Ottawa City Councillor
- In office 1985–1994
- Preceded by: Jim Durrell
- Succeeded by: Karin Howard
- Constituency: Riverside Ward

Personal details
- Born: 1959 (age 66–67)
- Spouse: Sandy
- Children: 2
- Education: University of Ottawa Southern New Hampshire University

= George Brown (Ottawa politician) =

Canadian politician in Ottawa

George M. Brown (born 1959) is a former Ottawa City Councillor. He represented Riverside Ward from 1985 to 1994.

== Career ==
Brown was first elected in the 1985 municipal election, defeating three other candidates with 45% of the vote. Prior to being elected he was a child care worker. In his initial election campaign, he characterized himself as a centrist who combined a dislike of bureaucracy and "big government" with strong support for community-based services such as non-profit organizations, child care services and co-operatives.
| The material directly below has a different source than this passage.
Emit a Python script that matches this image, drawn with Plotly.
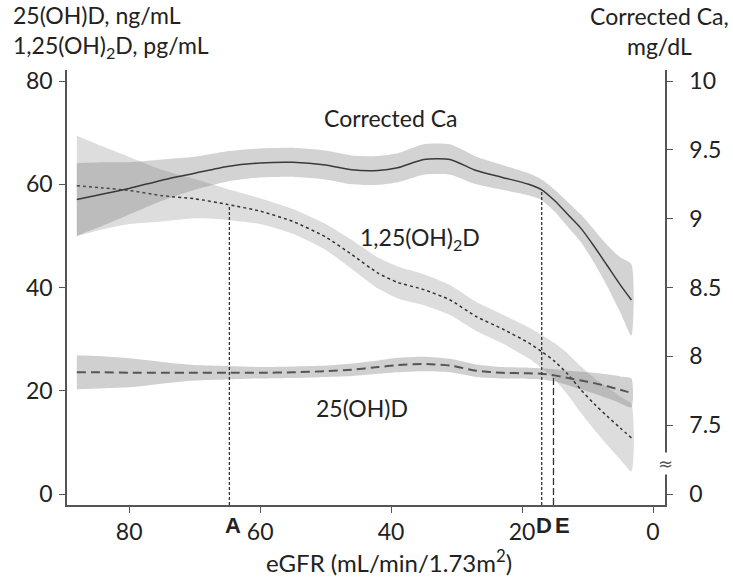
import plotly.graph_objects as go

# ---------------- data ----------------
egfr = [88, 84, 80, 75, 70, 65, 60, 55, 50, 46, 42, 39, 35, 31, 27, 23, 19, 17, 15, 13, 11, 9, 7, 5, 3.3]

ca = [9.14, 9.18, 9.22, 9.28, 9.33, 9.38, 9.405, 9.41, 9.39, 9.355, 9.35, 9.37, 9.43, 9.43,
      9.35, 9.30, 9.25, 9.21, 9.13, 9.03, 8.93, 8.80, 8.66, 8.52, 8.41]
ca_hw = [0.265, 0.23, 0.19, 0.15, 0.12, 0.11, 0.105, 0.105, 0.105, 0.105, 0.105, 0.105, 0.11, 0.11,
         0.10, 0.09, 0.08, 0.075, 0.08, 0.09, 0.10, 0.12, 0.15, 0.20, 0.26]

d125 = [59.7, 59.3, 58.8, 57.8, 57.2, 56.1, 54.8, 52.8, 49.8, 46.4, 42.8, 41.0, 39.6, 37.6,
        34.4, 32.0, 29.3, 27.6, 25.7, 23.2, 20.2, 17.5, 15.1, 12.8, 10.9]
d125_hw = [9.7, 8.0, 6.5, 5.0, 3.8, 3.0, 2.5, 2.4, 2.5, 2.8, 3.0, 3.1, 3.0, 2.9,
           2.8, 2.8, 3.0, 3.2, 3.5, 4.0, 4.5, 5.0, 5.6, 6.1, 6.5]

d25 = [23.6, 23.6, 23.5, 23.5, 23.5, 23.5, 23.5, 23.6, 23.8, 24.1, 24.6, 25.0, 25.2, 24.9,
       23.9, 23.5, 23.4, 23.3, 23.0, 22.5, 22.0, 21.5, 20.9, 20.2, 19.6]
d25_hw = [3.3, 3.1, 2.8, 2.1, 1.5, 1.3, 1.1, 1.1, 1.1, 1.2, 1.3, 1.4, 1.4, 1.3,
          1.2, 1.1, 1.1, 1.1, 1.2, 1.4, 1.7, 2.0, 2.3, 2.6, 2.8]

# reference lines: A (1,25(OH)2D), D (corrected Ca), E (25(OH)D)
ref_x = {"A": 64.7, "D": 17.0, "E": 15.2}
ref_top = {"A": 56.0, "D": 9.21, "E": 22.7}

x_ticks = [80, 60, 40, 20, 0]
y_ticks = [0, 20, 40, 60, 80]
ca_ticks = [7.5, 8, 8.5, 9, 9.5, 10]
ca_ticktext = ["7.5", "8", "8.5", "9", "9.5", "10"]

# ---------------- geometry ----------------
W, H = 733, 580
L, R, T, B = 67, 66, 70, 75
XR = [89.5, -1.83]
YR = [-2.10, 82.13]
Y2R = [6.921, 10.08]
# position on right axis that lines up with left-axis zero (broken axis "0")
f0 = (0 - YR[0]) / (YR[1] - YR[0])
ca_zero_pos = Y2R[0] + f0 * (Y2R[1] - Y2R[0])

pw, ph = W - L - R, H - T - B
def px(xpix):
    return (xpix - L) / pw
def py(ypix):
    return (H - B - ypix) / ph

FONT = "Lato, 'Open Sans', sans-serif"
FS = 23
TXT = "#222222"
AX = "#555555"

fig = go.Figure()

def band(x, mid, hw, yaxis, color):
    up = [m + h for m, h in zip(mid, hw)]
    lo = [m - h for m, h in zip(mid, hw)]
    fig.add_trace(go.Scatter(x=list(x) + list(x)[::-1], y=up + lo[::-1], fill="toself",
                             fillcolor=color, line=dict(width=0, shape="spline", smoothing=0.6),
                             mode="lines", hoverinfo="skip", showlegend=False, yaxis=yaxis))

band(egfr, d125, d125_hw, "y", "rgba(120,120,120,0.25)")
band(egfr, ca, ca_hw, "y2", "rgba(120,120,120,0.33)")
band(egfr, d25, d25_hw, "y", "rgba(120,120,120,0.35)")

fig.add_trace(go.Scatter(x=egfr, y=d125, mode="lines", yaxis="y", showlegend=False,
                         line=dict(color="#333333", width=1.5, dash="dot", shape="spline", smoothing=0.6)))
fig.add_trace(go.Scatter(x=egfr, y=d25, mode="lines", yaxis="y", showlegend=False,
                         line=dict(color="#555555", width=2, dash="9px,5px", shape="spline", smoothing=0.6)))
fig.add_trace(go.Scatter(x=egfr, y=ca, mode="lines", yaxis="y2", showlegend=False,
                         line=dict(color="#3a3a3a", width=1.5, shape="spline", smoothing=0.6)))

# vertical reference lines
fig.add_trace(go.Scatter(x=[ref_x["A"]] * 2, y=[YR[0], ref_top["A"]], mode="lines", yaxis="y",
                         showlegend=False, line=dict(color="#333333", width=1.3, dash="3px,2px")))
fig.add_trace(go.Scatter(x=[ref_x["D"]] * 2, y=[Y2R[0], ref_top["D"]], mode="lines", yaxis="y2",
                         showlegend=False, line=dict(color="#333333", width=1.3, dash="3px,2px")))
fig.add_trace(go.Scatter(x=[ref_x["E"]] * 2, y=[YR[0], ref_top["E"]], mode="lines", yaxis="y",
                         showlegend=False, line=dict(color="#333333", width=1.3, dash="7px,3px")))

ann = []
def text(x, y, s, size=FS, xanchor="center", yanchor="middle", xref="paper", yref="paper", bold=False, **kw):
    fam = "'Liberation Sans', Arial, sans-serif" if bold else FONT
    ann.append(dict(x=x, y=y, xref=xref, yref=yref, text=("<b>%s</b>" % s) if bold else s,
                    showarrow=False, xanchor=xanchor, yanchor=yanchor,
                    font=dict(family=fam, size=size, color=TXT), **kw))

# axis titles
text(px(11), py(31), "25(OH)D, ng/mL<br>1,25(OH)<sub>2</sub>D, pg/mL", xanchor="left", align="left")
text(px(661), py(31), "Corrected Ca,<br>mg/dL", align="center")
text(px(390), py(561), "eGFR (mL/min/1.73m<sup>2</sup>)", size=24)
# curve labels
text(px(392), py(118), "Corrected Ca")
text(px(421), py(238), "1,25(OH)<sub>2</sub>D")
text(px(363), py(408), "25(OH)D")
# A / D / E markers
text(64.2, py(525), "A", xref="x", size=22, bold=True)
text(16.6, py(525), "D", xref="x", size=22, bold=True)
text(13.9, py(525), "E", xref="x", size=22, bold=True)
# axis-break symbol
ann.append(dict(x=1.0, y=py(463), xref="paper", yref="paper", text="≈", showarrow=False,
                xanchor="center", yanchor="middle", bgcolor="white", borderpad=0,
                font=dict(family="DejaVu Sans", size=18, color=AX)))

fig.update_layout(
    width=W, height=H, autosize=False,
    margin=dict(l=L, r=R, t=T, b=B, pad=0),
    paper_bgcolor="white", plot_bgcolor="white",
    showlegend=False,
    annotations=ann,
    xaxis=dict(range=XR, showgrid=False, zeroline=False, showline=True, linecolor=AX, linewidth=1.5,
               ticks="outside", ticklen=6, tickwidth=1.2, tickcolor=AX, tickvals=x_ticks,
               tickfont=dict(family=FONT, size=FS, color=TXT)),
    yaxis=dict(range=YR, showgrid=False, zeroline=False, showline=True, linecolor=AX, linewidth=1.5,
               ticks="outside", ticklen=6, tickwidth=1.2, tickcolor=AX, tickvals=y_ticks,
               ticklabelstandoff=2, tickfont=dict(family=FONT, size=FS, color=TXT)),
    yaxis2=dict(range=Y2R, overlaying="y", side="right", showgrid=False, zeroline=False, showline=True,
                linecolor=AX, linewidth=1.5, ticks="outside", ticklen=6, tickwidth=1.2, tickcolor=AX,
                tickvals=[ca_zero_pos] + ca_ticks, ticktext=["0"] + ca_ticktext,
                ticklabelstandoff=12, tickfont=dict(family=FONT, size=FS, color=TXT)),
)

fig.write_html("out.html")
Early in his first council term, he served on a committee to save the city's bookmobile service after it was threatened by funding cuts, and spearheaded a motion to have city council members' job title formally changed from "alderman" to "councillor". He also supported a then-controversial $5,000 grant to Gays of Ottawa, the city's primary organization for LGBT people, on the grounds that denying the grant because of the group's sexual orientation would be discriminatory.

He was easily re-elected in the 1988 municipal election, winning 85 per cent of the vote over his sole opponent. During his second term, he successfully lobbied his fellow councillors to institute a ban on gun and weapon shows on city property. He became chair of the city's economic affairs committee, and served on the environmental services committee of the Regional Municipality of Ottawa-Carleton.

He was reelected again in the 1991 municipal election. During this term he was chair of the regional environmental services committee, and served as vice-chair of the housing task force for the Federation of Canadian Municipalities.

He did not run for re-election in 1994.

After municipal politics, Brown joined the Ontario Green Party and ran in Ottawa South in the 1999 provincial election, winning two per cent of the vote. In 2007, he ran for the Conservative Party of Canada nomination in Ottawa South, losing to Elie Salibi.

Brown became a lawyer in 2003. He served as president of the Ottawa Community Loan Fund, and is a part-time professor at the University of Ottawa's law school. As a lawyer, he specializes in immigration and community development. He currently lives in the Mooney's Bay area of the city. He has a Master of Science degree in community economic development from New Hampshire College (now Southern New Hampshire University) and an LL.B. degree from the University of Ottawa Law School.

He ran for the New Democratic Party in Ottawa South in the 2015 Canadian federal election.